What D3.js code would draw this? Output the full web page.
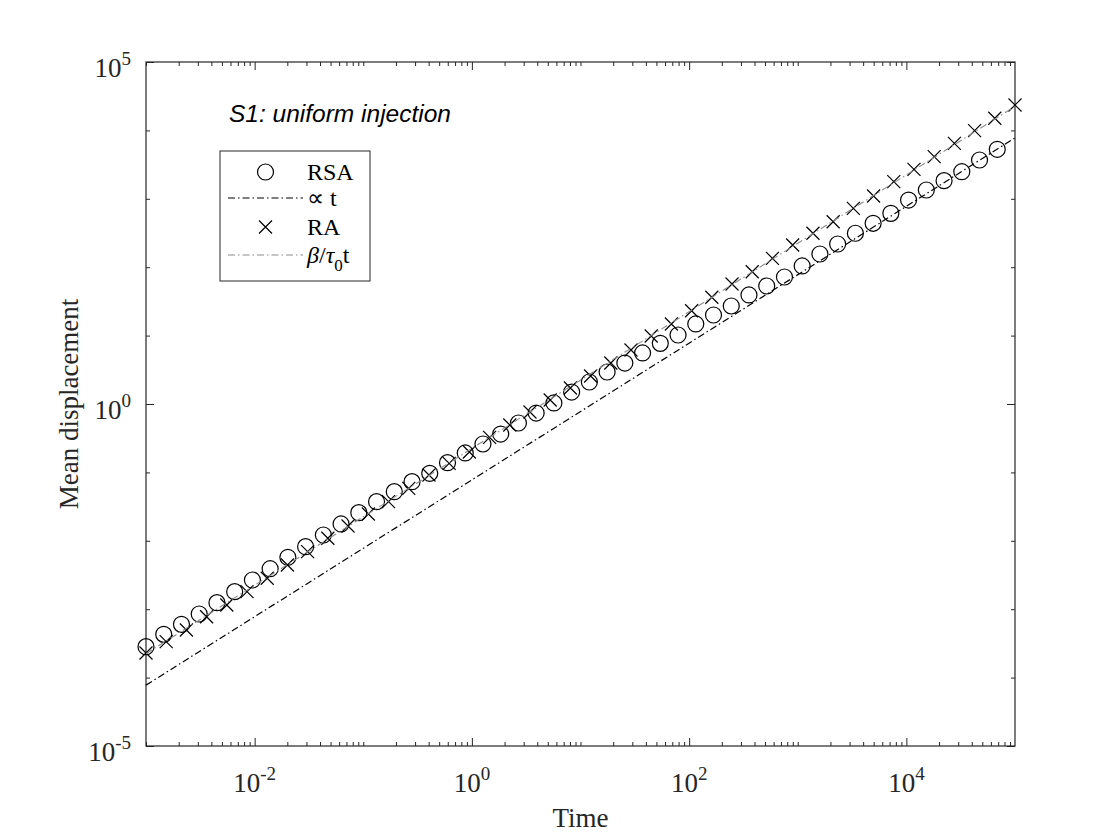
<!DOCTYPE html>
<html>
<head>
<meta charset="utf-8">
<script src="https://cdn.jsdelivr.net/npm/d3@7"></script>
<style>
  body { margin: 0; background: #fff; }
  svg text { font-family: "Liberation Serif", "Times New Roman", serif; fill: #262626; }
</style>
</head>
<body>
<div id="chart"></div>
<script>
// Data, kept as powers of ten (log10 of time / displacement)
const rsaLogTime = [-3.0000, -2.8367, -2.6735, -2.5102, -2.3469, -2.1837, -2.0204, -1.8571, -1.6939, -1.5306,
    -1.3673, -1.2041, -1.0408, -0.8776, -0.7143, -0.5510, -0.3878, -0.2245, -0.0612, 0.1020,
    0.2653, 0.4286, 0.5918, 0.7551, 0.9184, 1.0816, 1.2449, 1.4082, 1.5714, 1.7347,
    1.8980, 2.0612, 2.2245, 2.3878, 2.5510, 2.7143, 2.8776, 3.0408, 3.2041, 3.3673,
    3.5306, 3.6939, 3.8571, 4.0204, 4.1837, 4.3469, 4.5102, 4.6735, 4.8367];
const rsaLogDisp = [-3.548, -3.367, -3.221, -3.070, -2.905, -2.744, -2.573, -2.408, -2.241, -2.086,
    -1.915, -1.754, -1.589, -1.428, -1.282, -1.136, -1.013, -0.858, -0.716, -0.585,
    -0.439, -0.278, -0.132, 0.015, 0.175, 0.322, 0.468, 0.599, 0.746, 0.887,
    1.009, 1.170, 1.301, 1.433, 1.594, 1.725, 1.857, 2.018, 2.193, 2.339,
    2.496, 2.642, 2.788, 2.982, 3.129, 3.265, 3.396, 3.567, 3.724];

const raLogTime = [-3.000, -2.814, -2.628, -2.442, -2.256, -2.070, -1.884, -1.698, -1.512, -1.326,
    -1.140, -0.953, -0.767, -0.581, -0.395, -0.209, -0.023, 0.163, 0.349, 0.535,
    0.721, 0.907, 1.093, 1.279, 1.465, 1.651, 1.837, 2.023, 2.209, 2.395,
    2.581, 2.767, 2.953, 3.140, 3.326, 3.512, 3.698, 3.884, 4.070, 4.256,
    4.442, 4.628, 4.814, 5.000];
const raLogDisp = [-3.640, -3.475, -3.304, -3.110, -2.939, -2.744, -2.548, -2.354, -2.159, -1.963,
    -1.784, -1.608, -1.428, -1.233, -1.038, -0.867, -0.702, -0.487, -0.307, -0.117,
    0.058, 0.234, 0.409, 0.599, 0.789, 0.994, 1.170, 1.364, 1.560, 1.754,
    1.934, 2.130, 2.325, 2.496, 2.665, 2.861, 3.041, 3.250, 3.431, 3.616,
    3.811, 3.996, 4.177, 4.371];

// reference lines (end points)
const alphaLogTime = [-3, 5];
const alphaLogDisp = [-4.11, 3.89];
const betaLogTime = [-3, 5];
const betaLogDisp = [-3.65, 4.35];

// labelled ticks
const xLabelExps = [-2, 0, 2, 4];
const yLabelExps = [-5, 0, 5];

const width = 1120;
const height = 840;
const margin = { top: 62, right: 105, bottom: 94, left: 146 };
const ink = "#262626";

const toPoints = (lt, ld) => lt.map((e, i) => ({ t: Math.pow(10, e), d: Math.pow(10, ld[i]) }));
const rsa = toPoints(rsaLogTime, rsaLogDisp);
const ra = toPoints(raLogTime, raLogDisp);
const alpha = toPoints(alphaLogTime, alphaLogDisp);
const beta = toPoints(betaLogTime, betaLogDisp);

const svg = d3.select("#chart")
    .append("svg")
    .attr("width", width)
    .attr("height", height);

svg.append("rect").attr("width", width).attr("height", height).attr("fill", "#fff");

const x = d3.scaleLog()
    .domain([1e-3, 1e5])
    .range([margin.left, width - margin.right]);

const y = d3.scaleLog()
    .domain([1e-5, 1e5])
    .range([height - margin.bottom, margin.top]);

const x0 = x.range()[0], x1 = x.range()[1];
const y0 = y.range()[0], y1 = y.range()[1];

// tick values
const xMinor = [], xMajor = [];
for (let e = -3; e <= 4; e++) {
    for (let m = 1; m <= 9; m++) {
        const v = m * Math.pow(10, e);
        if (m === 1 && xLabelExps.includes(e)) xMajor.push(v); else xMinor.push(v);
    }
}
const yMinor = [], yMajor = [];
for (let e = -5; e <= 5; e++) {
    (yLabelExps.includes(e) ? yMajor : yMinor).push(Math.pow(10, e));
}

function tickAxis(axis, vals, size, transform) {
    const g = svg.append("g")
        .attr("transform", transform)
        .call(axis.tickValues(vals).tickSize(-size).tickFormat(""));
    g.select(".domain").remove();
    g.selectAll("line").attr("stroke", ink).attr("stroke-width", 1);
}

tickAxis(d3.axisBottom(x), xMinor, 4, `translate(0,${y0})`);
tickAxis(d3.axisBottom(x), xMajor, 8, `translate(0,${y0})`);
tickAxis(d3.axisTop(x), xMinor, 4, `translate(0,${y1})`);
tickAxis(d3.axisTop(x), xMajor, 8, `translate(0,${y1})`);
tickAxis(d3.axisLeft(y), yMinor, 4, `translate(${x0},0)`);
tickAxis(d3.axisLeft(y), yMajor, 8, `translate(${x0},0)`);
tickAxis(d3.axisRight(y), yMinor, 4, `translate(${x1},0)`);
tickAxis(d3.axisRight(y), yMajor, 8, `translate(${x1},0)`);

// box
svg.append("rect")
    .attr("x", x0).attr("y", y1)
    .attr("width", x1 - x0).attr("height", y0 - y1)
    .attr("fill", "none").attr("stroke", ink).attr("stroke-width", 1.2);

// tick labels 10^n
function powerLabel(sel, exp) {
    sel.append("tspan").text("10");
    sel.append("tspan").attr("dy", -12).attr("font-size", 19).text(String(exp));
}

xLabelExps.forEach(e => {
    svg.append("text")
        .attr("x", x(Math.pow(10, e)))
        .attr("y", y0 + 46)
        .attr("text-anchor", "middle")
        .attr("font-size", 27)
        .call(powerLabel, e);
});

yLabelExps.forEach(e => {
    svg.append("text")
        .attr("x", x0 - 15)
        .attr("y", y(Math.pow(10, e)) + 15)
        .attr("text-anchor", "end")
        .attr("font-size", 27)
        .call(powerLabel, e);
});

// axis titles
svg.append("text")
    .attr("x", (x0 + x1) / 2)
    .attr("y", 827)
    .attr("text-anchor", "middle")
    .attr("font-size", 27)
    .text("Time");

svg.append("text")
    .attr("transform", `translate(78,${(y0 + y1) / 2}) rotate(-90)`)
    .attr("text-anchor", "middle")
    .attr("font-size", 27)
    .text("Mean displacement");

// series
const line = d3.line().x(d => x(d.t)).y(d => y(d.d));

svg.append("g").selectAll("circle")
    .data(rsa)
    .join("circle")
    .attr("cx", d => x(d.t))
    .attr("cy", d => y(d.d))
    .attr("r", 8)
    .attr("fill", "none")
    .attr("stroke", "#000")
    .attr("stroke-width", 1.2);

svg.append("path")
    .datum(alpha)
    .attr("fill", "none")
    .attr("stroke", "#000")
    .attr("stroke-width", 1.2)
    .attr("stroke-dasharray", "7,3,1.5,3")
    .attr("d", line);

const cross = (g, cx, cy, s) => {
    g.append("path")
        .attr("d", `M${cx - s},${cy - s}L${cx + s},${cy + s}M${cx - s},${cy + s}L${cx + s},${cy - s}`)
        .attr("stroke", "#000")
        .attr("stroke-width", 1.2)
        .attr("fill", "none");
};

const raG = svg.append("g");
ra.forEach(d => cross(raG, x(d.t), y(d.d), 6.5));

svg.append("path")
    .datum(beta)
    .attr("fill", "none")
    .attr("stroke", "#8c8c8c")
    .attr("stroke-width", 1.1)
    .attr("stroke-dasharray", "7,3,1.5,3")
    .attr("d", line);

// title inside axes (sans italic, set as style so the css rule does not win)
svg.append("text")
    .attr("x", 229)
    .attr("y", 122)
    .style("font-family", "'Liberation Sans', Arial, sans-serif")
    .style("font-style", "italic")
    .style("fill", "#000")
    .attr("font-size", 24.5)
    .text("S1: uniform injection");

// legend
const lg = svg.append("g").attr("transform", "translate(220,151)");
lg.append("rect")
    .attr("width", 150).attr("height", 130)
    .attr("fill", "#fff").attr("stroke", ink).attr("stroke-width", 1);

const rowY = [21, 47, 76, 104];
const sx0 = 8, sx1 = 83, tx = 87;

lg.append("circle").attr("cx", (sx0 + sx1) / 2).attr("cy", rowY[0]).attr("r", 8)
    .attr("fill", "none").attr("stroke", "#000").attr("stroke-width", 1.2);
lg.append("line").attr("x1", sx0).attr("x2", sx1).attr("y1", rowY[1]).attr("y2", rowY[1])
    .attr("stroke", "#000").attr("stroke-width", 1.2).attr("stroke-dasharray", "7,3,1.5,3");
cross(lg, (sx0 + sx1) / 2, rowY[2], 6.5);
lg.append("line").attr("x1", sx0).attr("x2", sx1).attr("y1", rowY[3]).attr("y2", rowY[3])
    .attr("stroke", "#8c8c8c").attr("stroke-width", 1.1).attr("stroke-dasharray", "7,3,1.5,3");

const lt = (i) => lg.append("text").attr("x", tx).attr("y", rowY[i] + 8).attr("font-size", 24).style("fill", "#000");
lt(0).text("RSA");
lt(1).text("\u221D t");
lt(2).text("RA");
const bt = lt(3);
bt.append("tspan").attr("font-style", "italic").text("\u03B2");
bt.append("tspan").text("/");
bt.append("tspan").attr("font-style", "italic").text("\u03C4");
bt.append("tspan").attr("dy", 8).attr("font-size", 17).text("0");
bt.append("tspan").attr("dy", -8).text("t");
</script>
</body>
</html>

========

Without any pictures, reproduce the lines from the first one in the material through the line that has "2.496, 2.642, 2.788, 2.982, 3.129, 3.265, 3.396, 3.567, 3.724];", exactly as they appear.

COMPLETED TASK
What D3.js code would draw this? Output the full web page.
<!DOCTYPE html>
<html>
<head>
<meta charset="utf-8">
<script src="https://cdn.jsdelivr.net/npm/d3@7"></script>
<style>
  body { margin: 0; background: #fff; }
  svg text { font-family: "Liberation Serif", "Times New Roman", serif; fill: #262626; }
</style>
</head>
<body>
<div id="chart"></div>
<script>
// Data, kept as powers of ten (log10 of time / displacement)
const rsaLogTime = [-3.0000, -2.8367, -2.6735, -2.5102, -2.3469, -2.1837, -2.0204, -1.8571, -1.6939, -1.5306,
    -1.3673, -1.2041, -1.0408, -0.8776, -0.7143, -0.5510, -0.3878, -0.2245, -0.0612, 0.1020,
    0.2653, 0.4286, 0.5918, 0.7551, 0.9184, 1.0816, 1.2449, 1.4082, 1.5714, 1.7347,
    1.8980, 2.0612, 2.2245, 2.3878, 2.5510, 2.7143, 2.8776, 3.0408, 3.2041, 3.3673,
    3.5306, 3.6939, 3.8571, 4.0204, 4.1837, 4.3469, 4.5102, 4.6735, 4.8367];
const rsaLogDisp = [-3.548, -3.367, -3.221, -3.070, -2.905, -2.744, -2.573, -2.408, -2.241, -2.086,
    -1.915, -1.754, -1.589, -1.428, -1.282, -1.136, -1.013, -0.858, -0.716, -0.585,
    -0.439, -0.278, -0.132, 0.015, 0.175, 0.322, 0.468, 0.599, 0.746, 0.887,
    1.009, 1.170, 1.301, 1.433, 1.594, 1.725, 1.857, 2.018, 2.193, 2.339,
    2.496, 2.642, 2.788, 2.982, 3.129, 3.265, 3.396, 3.567, 3.724];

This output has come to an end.